Idwal Jones (/ˈiːdwəl/ EED-wəl; December 8, 1887 – November 14, 1964) was a Welsh-American novelist and non-fiction writer. Jones focused a lot of his writing on the beauty and population boom in California and the west.

==Biography==
Jones was born in Ffestiniog, Wales, to William W. Jones and Mary Catherine Hughes. His father was an engineer and geologist who in 1902 brought the family to the slate-quarrying region of Pennsylvania. He studied mechanical engineering in New York, which led to an interest in the California gold rush, and he moved to there in 1911. He began his literary career writing book reviews for the San Francisco Chronicle, and later had his own columns in, The San Francisco Examiner "Rediscovering San Francisco" and "Passing By." He sold his first short story in the 1920s. He won a Newbery Medal Honor in 1937 for Whistler's Van.

Some of his most famous works include: The Vineyard and Ark of Empire: San Francisco's Montgomery Block.

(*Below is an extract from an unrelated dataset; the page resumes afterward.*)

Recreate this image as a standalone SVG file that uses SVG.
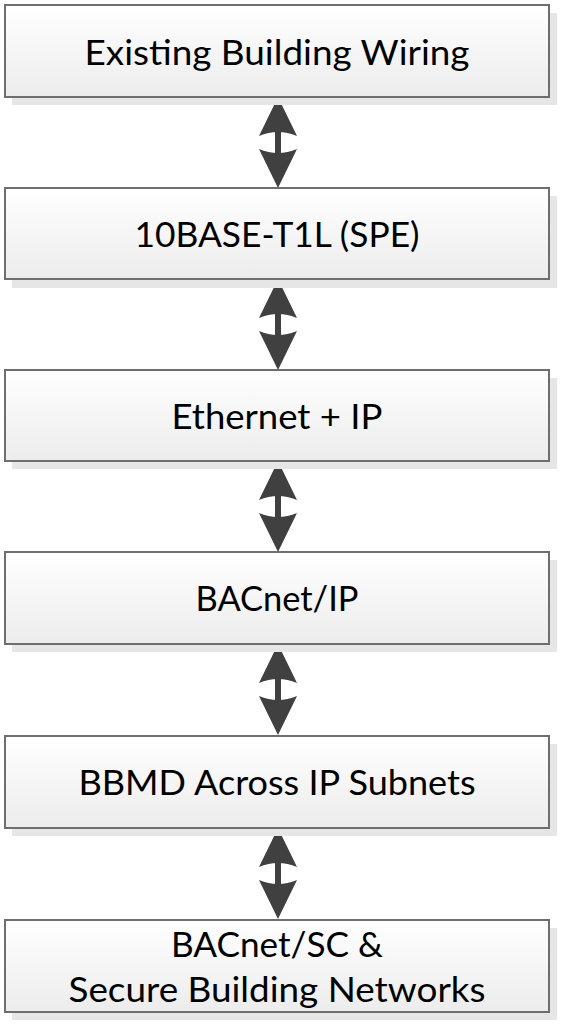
<svg xmlns="http://www.w3.org/2000/svg" width="565" height="1024" viewBox="0 0 565 1024">
<defs>
<linearGradient id="g" x1="0" y1="0" x2="0" y2="1">
<stop offset="0" stop-color="#ffffff"/>
<stop offset="1" stop-color="#ececec"/>
</linearGradient>
<style>
.sh{fill:#e6e6e6;}
.bx{fill:url(#g);stroke:#6e6e6e;stroke-width:2;}
.tx{font-family:Lato,"Open Sans",sans-serif;font-size:34px;fill:#000;text-anchor:middle;}
.ar{fill:#404040;}
</style>
<path id="arr" d="M0,0 L19,39 Q0,31 -19,39 Z M-3,33 H3 V58 H-3 Z M0,91 L-19,52 Q0,60 19,52 Z"/>
</defs>
<g id="connectors">
<use href="#arr" class="ar" x="278" y="97"/>
<use href="#arr" class="ar" x="278" y="279"/>
<use href="#arr" class="ar" x="278" y="461"/>
<use href="#arr" class="ar" x="278" y="644"/>
<use href="#arr" class="ar" x="278" y="828"/>
</g>
<g id="n1">
<rect class="sh" x="12" y="13" width="545" height="92"/>
<rect class="bx" x="5" y="5" width="544" height="92"/>
<text class="tx" x="277" y="65" textLength="385" lengthAdjust="spacingAndGlyphs">Existing Building Wiring</text>
</g>
<g id="n2">
<rect class="sh" x="12" y="196" width="545" height="92"/>
<rect class="bx" x="5" y="188" width="544" height="91"/>
<text class="tx" x="277" y="247" textLength="285" lengthAdjust="spacingAndGlyphs">10BASE-T1L (SPE)</text>
</g>
<g id="n3">
<rect class="sh" x="12" y="378" width="545" height="91"/>
<rect class="bx" x="5" y="370" width="544" height="91"/>
<text class="tx" x="277" y="429" textLength="211" lengthAdjust="spacingAndGlyphs">Ethernet + IP</text>
</g>
<g id="n4">
<rect class="sh" x="12" y="560" width="545" height="92"/>
<rect class="bx" x="5" y="552" width="544" height="92"/>
<text class="tx" x="277" y="611" textLength="163" lengthAdjust="spacingAndGlyphs">BACnet/IP</text>
</g>
<g id="n5">
<rect class="sh" x="12" y="744" width="545" height="92"/>
<rect class="bx" x="5" y="736" width="544" height="92"/>
<text class="tx" x="277" y="795" textLength="397" lengthAdjust="spacingAndGlyphs">BBMD Across IP Subnets</text>
</g>
<g id="n6">
<rect class="sh" x="12" y="928" width="545" height="92"/>
<rect class="bx" x="5" y="920" width="544" height="92"/>
<text class="tx" x="277" y="957" textLength="212" lengthAdjust="spacingAndGlyphs">BACnet/SC &amp;</text>
<text class="tx" x="277" y="1002" textLength="417" lengthAdjust="spacingAndGlyphs">Secure Building Networks</text>
</g>
</svg>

The Vineyard tells the story of Napa Valley citizens and their love for the land. The main character, Alda Pendle, mastered the art of viticulture from her father. After her father's death, Pendle's skills make her a valuable asset to an individual living on a vineyard in Napa Valley.

Ark of Empire: San Francisco's Montgomery Block, subtitled "San Francisco's Unique Bohemia 1853–1953" in one edition, is a history of the old heart of San Francisco.

His first novel, The Splendid Shilling, came out in 1926, with a storyline that mirrored his own, shifting from Wales to California during the Gold Rush. He married Olive Vere Wolf in 1923, and they traveled the world together. Jones died at his home in Laguna Beach, California.